Glenn was an artist, of sorts, and used Trivedi and senior Adam Ebert’s whiteboard as a canvas. He didn’t hesitate to get creative with the desktop background of Trivedi’s computer, either. Trivedi’s computer is full of reminders of Glenn’s presence. Glenn’s remaining artwork includes a facial portrait of Trivedi and a rough stick figure that depicts Trivedi swimming with a dolphin and a cow.
Glenn had high aspirations for himself beyond accounting. He hoped to open his own pizza place one day, and likely would have used his mother’s maiden name as its namesake. Lentini said that Glenn thought about becoming a college professor as well. According to Ebert, he planned to write a book one day, “When he had something to say.”
His death is the second one the community has had to come to grips with in as many semesters, as fellow senior Jimmy Curtis passed away in August. Reverend Tom Sullivan, the director of the Center for Spiritual Life, helped Curtis and Glenn’s friends work through the grieving process. “It’s heartwarming to see how the community has responded,” Sullivan said.

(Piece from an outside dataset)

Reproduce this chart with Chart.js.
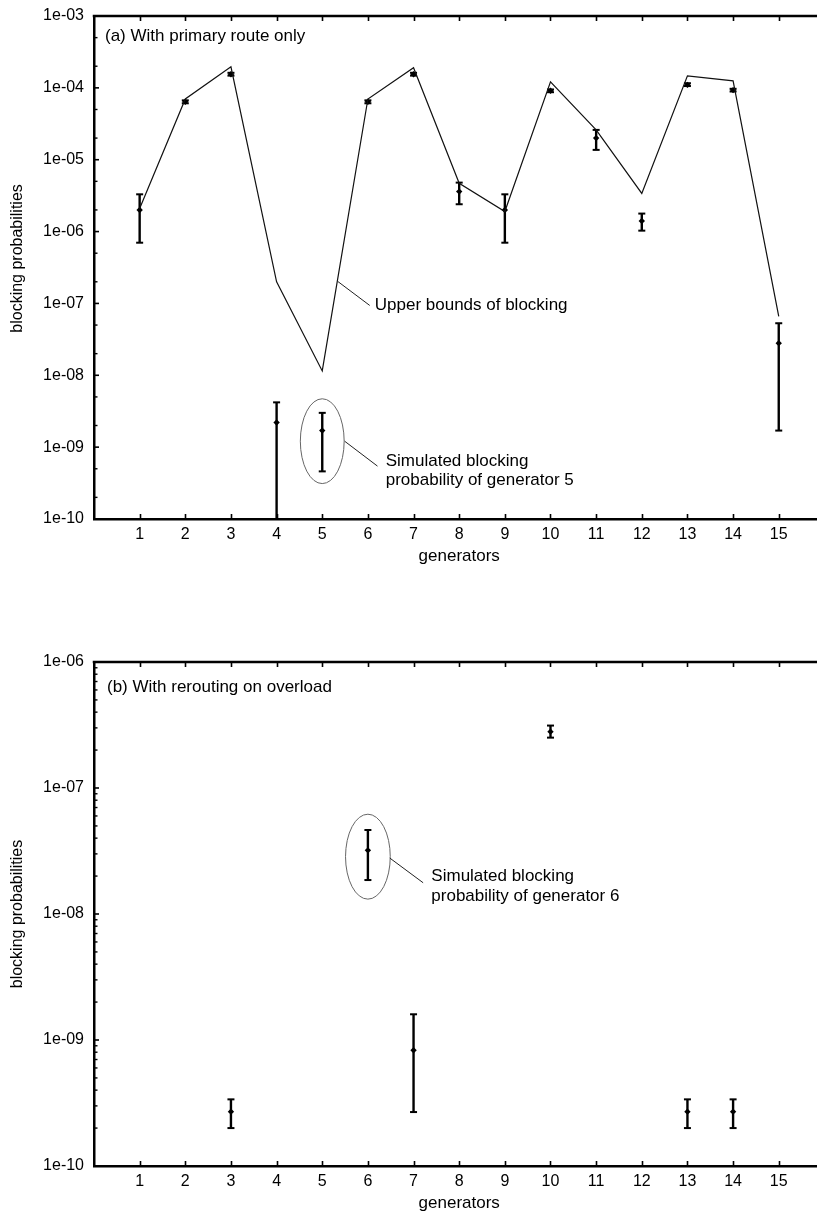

While he was here, Glenn brought countless smiles to people’s faces, even if it was at his own expense. Senior James Hooper-Hamersley, who became close with Glenn just last semester, warned him once that he’d probably get hurt if he went to play football. When Glenn returned later that day with a splint on his newly broken finger, it was just another opportunity for him to make people laugh.